■ BRIEF
Of the lines in the listing, how many include the string "React"? Write the number and nothing else.
::: DATA SHOWN
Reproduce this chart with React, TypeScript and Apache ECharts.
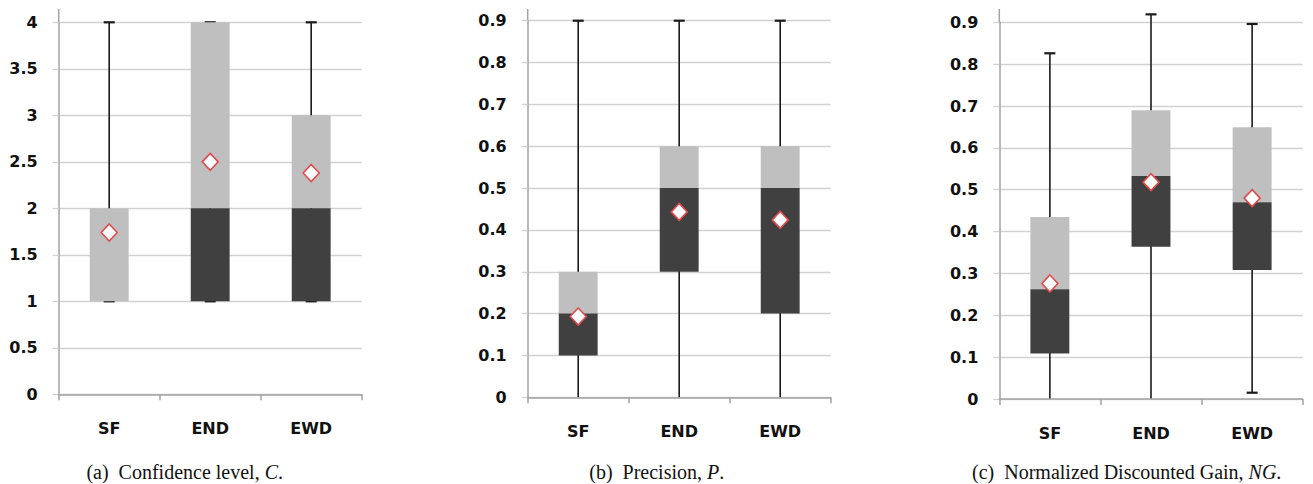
import React, { useEffect, useRef } from "react";
import * as echarts from "echarts";

const categories = ["SF", "END", "EWD"];

// (a) Confidence level
const confMin = [1, 1, 1];
const confQ1 = [1, 1, 1];
const confMedian = [1, 2, 2];
const confQ3 = [2, 4, 3];
const confMax = [4, 4, 4];
const confMean = [1.74, 2.5, 2.38];

// (b) Precision
const precMin = [0, 0, 0];
const precQ1 = [0.1, 0.3, 0.2];
const precMedian = [0.2, 0.5, 0.5];
const precQ3 = [0.3, 0.6, 0.6];
const precMax = [0.9, 0.9, 0.9];
const precMean = [0.193, 0.443, 0.424];

// (c) Normalized Discounted Gain
const ngMin = [0, 0, 0.015];
const ngQ1 = [0.109, 0.364, 0.308];
const ngMedian = [0.262, 0.533, 0.47];
const ngQ3 = [0.435, 0.69, 0.649];
const ngMax = [0.826, 0.919, 0.896];
const ngMean = [0.276, 0.518, 0.48];

const yTicksA = { min: 0, max: 4, interval: 0.5 };
const yTicksB = { min: 0, max: 0.9, interval: 0.1 };
const yTicksC = { min: 0, max: 0.9, interval: 0.1 };

const captions = [
  { label: "(a)", text: "Confidence level, ", sym: "C" },
  { label: "(b)", text: "Precision, ", sym: "P" },
  { label: "(c)", text: "Normalized Discounted Gain, ", sym: "NG" },
];

const DARK = "#404040";
const LIGHT = "#bfbfbf";
const AXIS = "#a3a3a3";
const GRIDLINE = "#d2d2d2";
const WHISKER = "#1a1a1a";
const LABEL_FONT = "DejaVu Sans";

function buildBox(mn: number[], q1: number[], md: number[], q3: number[], mx: number[]) {
  return categories.map((_, i) => [i, mn[i], q1[i], md[i], q3[i], mx[i]]);
}

const renderBox = (params: any, api: any) => {
  const idx = api.value(0);
  const mn = api.value(1);
  const q1 = api.value(2);
  const md = api.value(3);
  const q3 = api.value(4);
  const mx = api.value(5);
  const x = api.coord([idx, 0])[0];
  const w = api.size([1, 0])[0] * 0.385;
  const py = (v: number) => api.coord([idx, v])[1];
  const capHalf = 5.5;
  const children: any[] = [
    {
      type: "line",
      shape: { x1: x, y1: py(mn), x2: x, y2: py(mx) },
      style: { stroke: WHISKER, lineWidth: 1.6 },
    },
    {
      type: "line",
      shape: { x1: x - capHalf, y1: py(mx), x2: x + capHalf, y2: py(mx) },
      style: { stroke: WHISKER, lineWidth: 2.2 },
    },
  ];
  if (mn > 0) {
    children.push({
      type: "line",
      shape: { x1: x - capHalf, y1: py(mn), x2: x + capHalf, y2: py(mn) },
      style: { stroke: WHISKER, lineWidth: 2.2 },
    });
  }
  if (q3 > md) {
    children.push({
      type: "rect",
      shape: { x: x - w / 2, y: py(q3), width: w, height: py(md) - py(q3) },
      style: { fill: LIGHT },
    });
  }
  if (md > q1) {
    children.push({
      type: "rect",
      shape: { x: x - w / 2, y: py(md), width: w, height: py(q1) - py(md) },
      style: { fill: DARK },
    });
  }
  return { type: "group", children };
};

export default function App() {
  const ref = useRef<HTMLDivElement>(null);

  useEffect(() => {
    document.body.style.margin = "0";
    if (!ref.current) return;
    const chart = echarts.init(ref.current, null, { renderer: "svg" });

    const grids = [
      { left: 58.7, right: 951.3, top: 22.3, bottom: 89.7 },
      { left: 527.7, right: 482.3, top: 20.7, bottom: 86.7 },
      { left: 999.3, right: 10.3, top: 22.3, bottom: 85 },
    ];
    const yScales = [yTicksA, yTicksB, yTicksC];
    const boxes = [
      buildBox(confMin, confQ1, confMedian, confQ3, confMax),
      buildBox(precMin, precQ1, precMedian, precQ3, precMax),
      buildBox(ngMin, ngQ1, ngMedian, ngQ3, ngMax),
    ];
    const means = [confMean, precMean, ngMean];
    const captionX = [184.7, 656.7, 1126.7];

    const xAxis = grids.map((_, i) => ({
      type: "category",
      gridIndex: i,
      data: categories,
      boundaryGap: true,
      z: 10,
      axisLine: { show: true, lineStyle: { color: AXIS, width: 1.5 } },
      axisTick: { show: true, length: 6, alignWithLabel: false, lineStyle: { color: AXIS, width: 1.5 } },
      axisLabel: {
        color: "#111",
        fontFamily: LABEL_FONT,
        fontWeight: "bold",
        fontSize: 16,
        margin: 26,
      },
      splitLine: { show: false },
    }));

    const yAxis = grids.map((_, i) => ({
      type: "value",
      gridIndex: i,
      min: yScales[i].min,
      max: yScales[i].max,
      interval: yScales[i].interval,
      axisLine: { show: true, lineStyle: { color: AXIS, width: 1.5 } },
      axisTick: { show: true, length: 6, lineStyle: { color: GRIDLINE, width: 1.3 } },
      axisLabel: {
        color: "#111",
        fontFamily: LABEL_FONT,
        fontWeight: "bold",
        fontSize: 16,
        margin: 21,
      },
      splitLine: { show: true, lineStyle: { color: GRIDLINE, width: 1.3 } },
    }));

    const series: any[] = [];
    grids.forEach((_, i) => {
      series.push({
        type: "custom",
        xAxisIndex: i,
        yAxisIndex: i,
        renderItem: renderBox,
        encode: { x: 0, y: [1, 2, 3, 4, 5] },
        data: boxes[i],
        clip: false,
        z: 2,
      });
      series.push({
        type: "scatter",
        xAxisIndex: i,
        yAxisIndex: i,
        data: means[i],
        symbol: "diamond",
        symbolSize: [16, 17],
        itemStyle: { color: "#ffffff", borderColor: "#e5484a", borderWidth: 1.6, opacity: 1 },
        z: 5,
      });
    });

    const graphic: any[] = [];
    // upward extension of the y-axis lines above the top gridline
    grids.forEach((g) => {
      graphic.push({
        type: "line",
        shape: { x1: g.left, y1: 9, x2: g.left, y2: g.top },
        style: { stroke: AXIS, lineWidth: 1.5 },
        silent: true,
      });
    });
    captions.forEach((c, i) => {
      graphic.push({
        type: "text",
        x: captionX[i],
        y: 472,
        style: {
          text: `{n|${c.label}  ${c.text}}{i|${c.sym}}{n|.}`,
          align: "center",
          verticalAlign: "middle",
          rich: {
            n: { fontFamily: "Liberation Serif", fontSize: 20, fill: "#111" },
            i: { fontFamily: "Liberation Serif", fontSize: 20, fontStyle: "italic", fill: "#111" },
          },
        },
        silent: true,
      });
    });

    chart.setOption({
      animation: false,
      backgroundColor: "#ffffff",
      grid: grids,
      xAxis,
      yAxis,
      series,
      graphic,
    });

    return () => chart.dispose();
  }, []);

  return <div ref={ref} style={{ width: 1313, height: 484 }} />;
}
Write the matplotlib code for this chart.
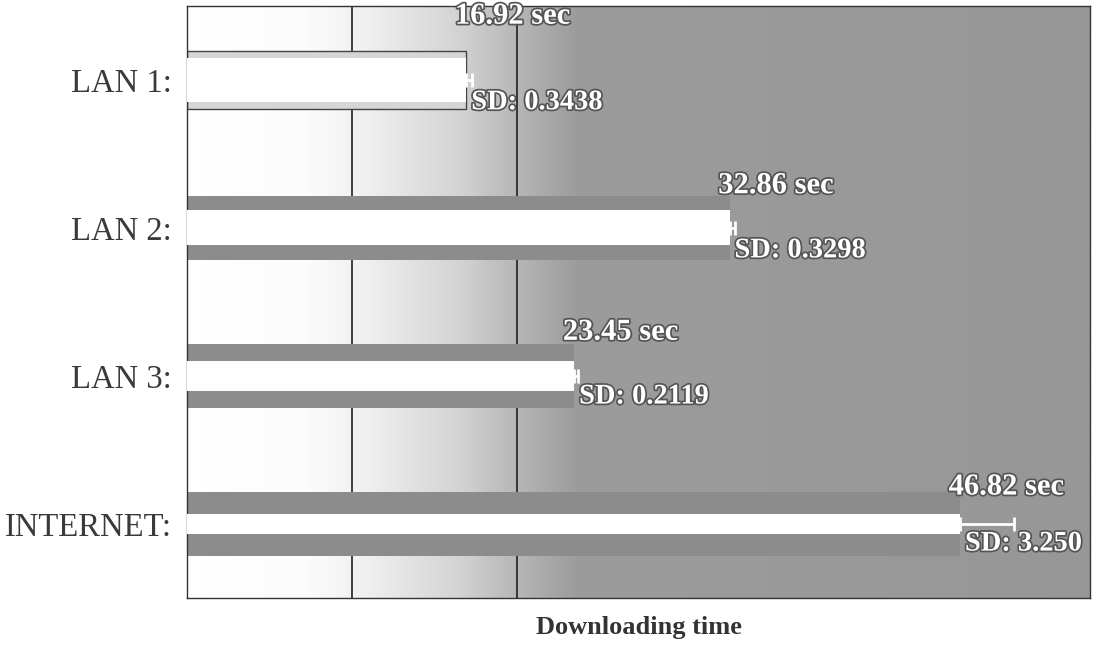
::::::
■ TASK SOLUTION
2